Saturday, July 21, 2007

Bonds, Ruth and Aaron

I love Hank Aaron.

When I was very young and my family was living in Wauwatosa, I was convinced that he lived in the same neighborhood as my baby-sitter when he was with the Braves. I remember watching him hit 715 on a small TV in my first college dorm room. I went to Opening Day in 1975 to see his return to Milwaukee. I am glad my son will get a chance to meet him someday during one of his many dignified appearances around town. On our way into every game at Miller Park, we touch the front foot of his statue for luck.

I also will enjoy seeing Barry Bonds break his record in this week.

Bond’s has issues, to be sure, that Aaron never had. While Aaron was Mr. Clean, Bonds, for about five years there, was certainly Riding Dirty. Bonds grew up in a decidedly different baseball era, where even gifted players were made, not born. Conditioning, weights, diet, supplements – athletes are now evaluated for basic makeup almost at birth and then designed for speed, for power, for strength. Bonds was born with exceptional skills, but much of him was built and designed by experts. Aaron just sort of happened.

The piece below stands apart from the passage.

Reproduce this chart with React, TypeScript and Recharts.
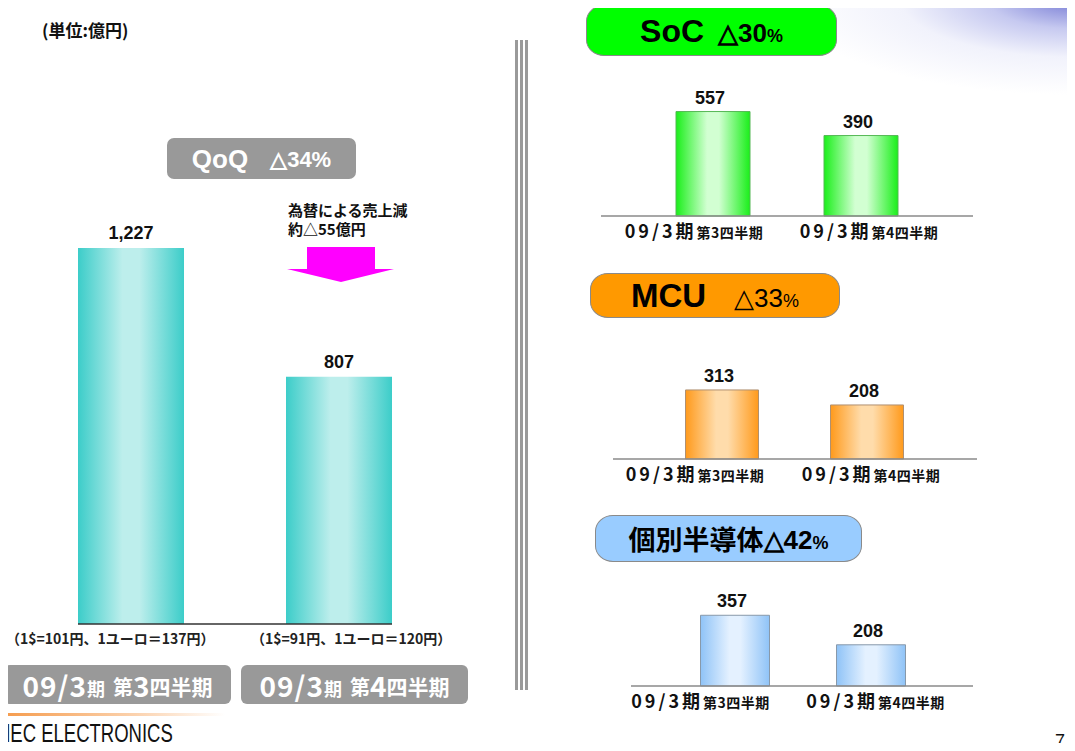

Aaron was likewise of a different generation than Babe Ruth. Where Ruth was often slothful, Aaron was disciplined. Ruth could sit in the dugout, eating hot dogs and smoking cigarettes. Aaron, as a Negro League veteran, had to be perfectly behaved. Ruth also played in an all-white league and therefore avoided facing some of his era’s best players.

Bonds breaking Hank’s record won’t diminish Aaron’s accomplishments any more than Aaron diminished Ruth’s. Baseball will then have three different home run kings for three different eras. Ruth will always be the king of white-era baseball. Aaron will be the king of the middle passage, when baseball integrated and became big business. Until A-Rod passes him in six or seven years, Bonds will be the king of the designed ballplayer era, where skills are still taught but bodies, for good and ill, are sculpted and built for maximum impact (and income). Bonds, like an offensive line with an average weight of 350 lbs., is the epitome of cynical manipulation. Aaron may have been our last vestige of spontaneous magic.

Ken and I are going out to the Park today, and I won’t boo him (Ken will). Bonds is a Hame-of-Famer who also would have been one of the great players in Aaron’s era, even (especially) if he left his body alone. I hope the Brewers get ahead early and then I hope he pops one, maybe two. I’ll watch history on TV from San Francisco this week, and I hope he gets his due. Bonds did it dirty and ugly. But that’s the athletic entertainment world he (and we) are living in. He shouldn’t be punished just because he gave us the artificial fireworks we demanded.